The percentage of immigrants who obtain Canadian citizenship has fallen sharply from 79% to 26%, according to a study of immigrants who arrived between 2000 and 2008.
The fall is due to new rules and fees that have made it more difficult for people to become Canadian, says former citizenship director general Andrew Griffith.
Griffith’s report, which analyzes the effect of citizenship reforms, is based on official government data and shows that the proportion of Canada’s permanent residents who eventually acquire citizenship has been declining since 2000, with sharp drops recorded in the past few years. Figures for 2008 show that only 26% of permanent residents who settled in Canada that year have become Canadian citizens, compared to 44% in 2007 and 79% in 2000.
Griffith’s study also shows that the number of citizenship applications from visible minorities had been adversely affected since the launch of the new version of Canadian citizenship test. “In the past, citizenship was viewed as a stepping stone to immigrant integration, and it should be done earlier on,” says Griffith. “These changes have made it harder and prohibitive for some to acquire citizenship, turning Canada into a country where an increasing percentage of immigrants are likely to remain non-citizens, without the ability to engage in the Canadian political process.”
According to Griffith, government data shows that it takes immigrants an average of six years to obtain Canadian citizenship. And the numbers of 2008 show only the first wave of effects caused by the citizenship reforms, meaning further declines are to be expected.
“The permanent-resident-to-citizen conversion rate does generally rise the longer immigrants have been in Canada. But an 18% decrease between the 2008 and 2007 cohorts is alarming,” says Griffith.
However, Citizenship and Immigration Canada does not agree with Griffith’s analysis. Johanne Nadeau, spokesperson for CIC, says that Griffith might have misinterpreted the data as “he is not taking into account those (permanent residents) who are not yet eligible to become citizens because they haven’t met all of the requirements needed to begin the citizenship process.”
Nadeau says that Canada has one of the highest naturalization rates globally and “86% of eligible permanent residents for Canadian citizenship decide to acquire it”, mainly because of the benefits of Canadian citizenship over permanent residency, which includes the right to vote, and possession of Canadian passports.
The citizenship reforms introduced since 2010 include a new tougher citizenship test designed to evaluate an applicant’s knowledge of Canada’s culture, history, and values. The passing score for this test has also been increased from 60% to 75%.

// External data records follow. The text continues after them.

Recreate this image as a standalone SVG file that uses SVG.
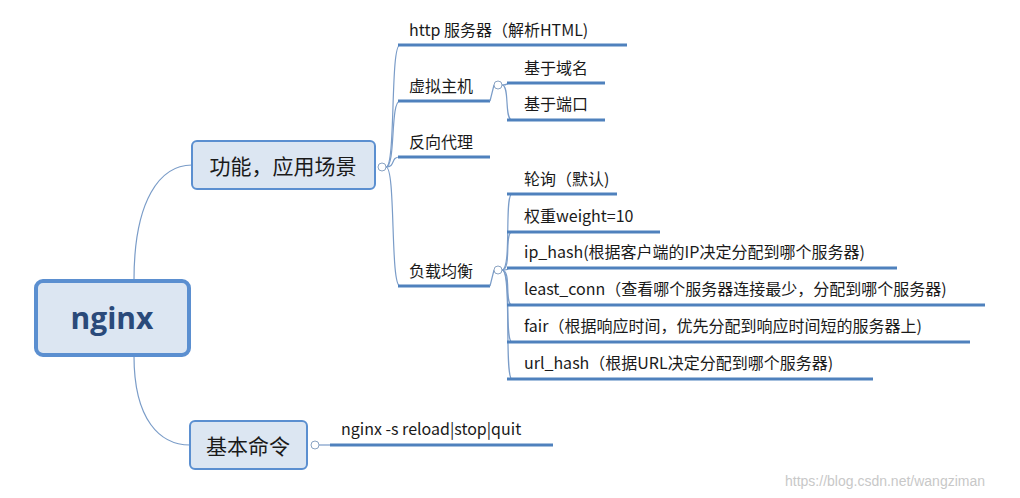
<svg xmlns="http://www.w3.org/2000/svg" width="1020" height="498" viewBox="0 0 1020 498">
<style>
.t{font-family:"Microsoft YaHei","Noto Sans CJK SC",sans-serif;fill:#1a1a1a}
.s{font-size:16px}
.u{stroke:#4f81bd;stroke-width:3;fill:none}
.c{stroke:#7a9cc8;stroke-width:1.2;fill:none}
.box{fill:#dce6f2;stroke:#5b8fd0}
.tg{fill:#fff;stroke:#8aa3c2;stroke-width:1}
</style>
<rect width="1020" height="498" fill="#fff"/>
<g id="connectors">
<path class="c" d="M134,280 C134,200 160,165 192,165"/>
<path class="c" d="M134,356 C134,420 160,445 190,445"/>
<path class="c" d="M386,167 C396,167 390,45 400,45"/>
<path class="c" d="M386,167 C396,167 390,101 400,101"/>
<path class="c" d="M386,167 C396,167 390,157 400,157"/>
<path class="c" d="M386,167 C396,167 390,286 400,286"/>
<path class="c" d="M502,85 C510,85 504,83 512,83"/>
<path class="c" d="M502,85 C510,85 504,120 512,120"/>
<path class="c" d="M502,270 C512,270 504,194 512,194"/>
<path class="c" d="M502,270 C512,270 504,232 512,232"/>
<path class="c" d="M502,270 C512,270 504,268 512,268"/>
<path class="c" d="M502,270 C512,270 504,305 512,305"/>
<path class="c" d="M502,270 C512,270 504,342 512,342"/>
<path class="c" d="M502,270 C512,270 504,379 512,379"/>
<path class="c" d="M319,445 L330,445"/>
<path class="u" d="M398,45H627M398,101H490M398,157H490M398,286H490"/>
<path class="u" d="M507,83H605M507,120H605M507,194H617M507,232H660M507,268H897M507,305H985M507,342H970M507,379H873M330,445H553"/>
<path class="c" d="M490,101 L494,85 M490,286 L494,270"/>
</g>
<g id="nginx"><rect class="box" x="36" y="281" width="153" height="74" rx="7" stroke-width="4"/><text x="112" y="329" text-anchor="middle" font-family="Open Sans,Noto Sans,sans-serif" font-weight="bold" font-size="30" fill="#2a4a7a">nginx</text></g>
<g id="func"><rect class="box" x="192" y="141" width="183" height="48" rx="5" stroke-width="2"/><text class="t" x="283" y="174" text-anchor="middle" font-size="21">功能，应用场景</text><circle class="tg" cx="382" cy="167" r="4"/></g>
<g id="cmd"><rect class="box" x="190" y="421" width="117" height="48" rx="5" stroke-width="2"/><text class="t" x="248" y="454" text-anchor="middle" font-size="21">基本命令</text><circle class="tg" cx="315" cy="445" r="4"/></g>
<g id="http"><text class="t s" x="409" y="36">http 服务器（解析HTML)</text></g>
<g id="vhost"><text class="t s" x="409" y="92">虚拟主机</text><circle class="tg" cx="498" cy="85" r="4"/></g>
<g id="d1"><text class="t s" x="524" y="74">基于域名</text></g>
<g id="d2"><text class="t s" x="524" y="110">基于端口</text></g>
<g id="proxy"><text class="t s" x="409" y="148">反向代理</text></g>
<g id="lb"><text class="t s" x="409" y="277">负载均衡</text><circle class="tg" cx="498" cy="270" r="4"/></g>
<g id="l1"><text class="t s" x="524" y="185">轮询（默认)</text></g>
<g id="l2"><text class="t s" x="524" y="222">权重weight=10</text></g>
<g id="l3"><text class="t s" x="524" y="258">ip_hash(根据客户端的IP决定分配到哪个服务器)</text></g>
<g id="l4"><text class="t s" x="524" y="295">least_conn（查看哪个服务器连接最少，分配到哪个服务器)</text></g>
<g id="l5"><text class="t s" x="524" y="332">fair（根据响应时间，优先分配到响应时间短的服务器上)</text></g>
<g id="l6"><text class="t s" x="524" y="369">url_hash（根据URL决定分配到哪个服务器)</text></g>
<g id="c1"><text class="t s" x="341" y="435">nginx -s reload|stop|quit</text></g>
<text x="785" y="486" font-family="Liberation Sans,sans-serif" font-size="14" fill="#c8c8c8">https://blog.csdn.net/wangziman</text>
</svg>
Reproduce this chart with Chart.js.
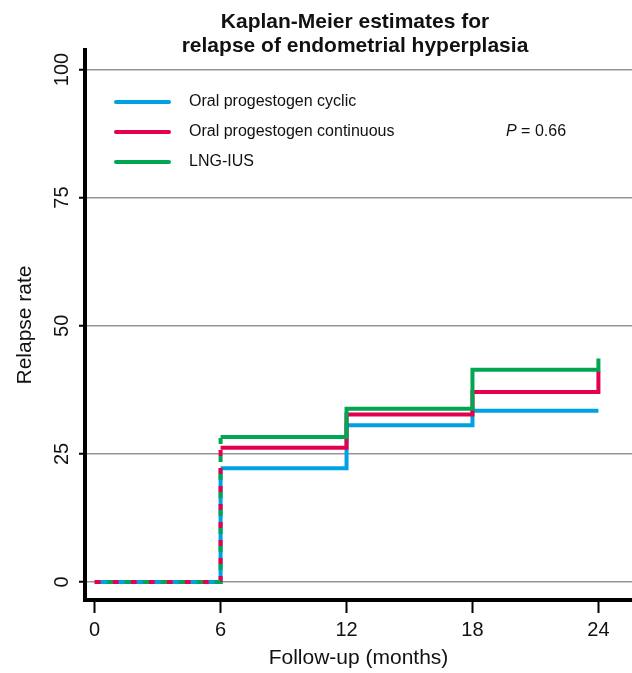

Additionally, the increase in citizenship fees has added a further obstacle for those seeking citizenship. Last year the fee was increased from $100 per adult to $300 in February, and again to $530 in December.
Griffith says he understands the rationale behind these government changes but believes that steps should be taken to promote inclusion rather than exclusion. “We need to make sure those who apply for citizenship take it seriously, but we don’t want to inadvertently create excessive barriers and shift the relationship of some of the communities with the country.”
Further controversial changes are set to come into force later this year that will make it harder to obtain citizenship. One such change is the requirement for citizenship applicants to have been present in Canada for four out of the previous six years, rather than the current requirement of three out of the previous four years.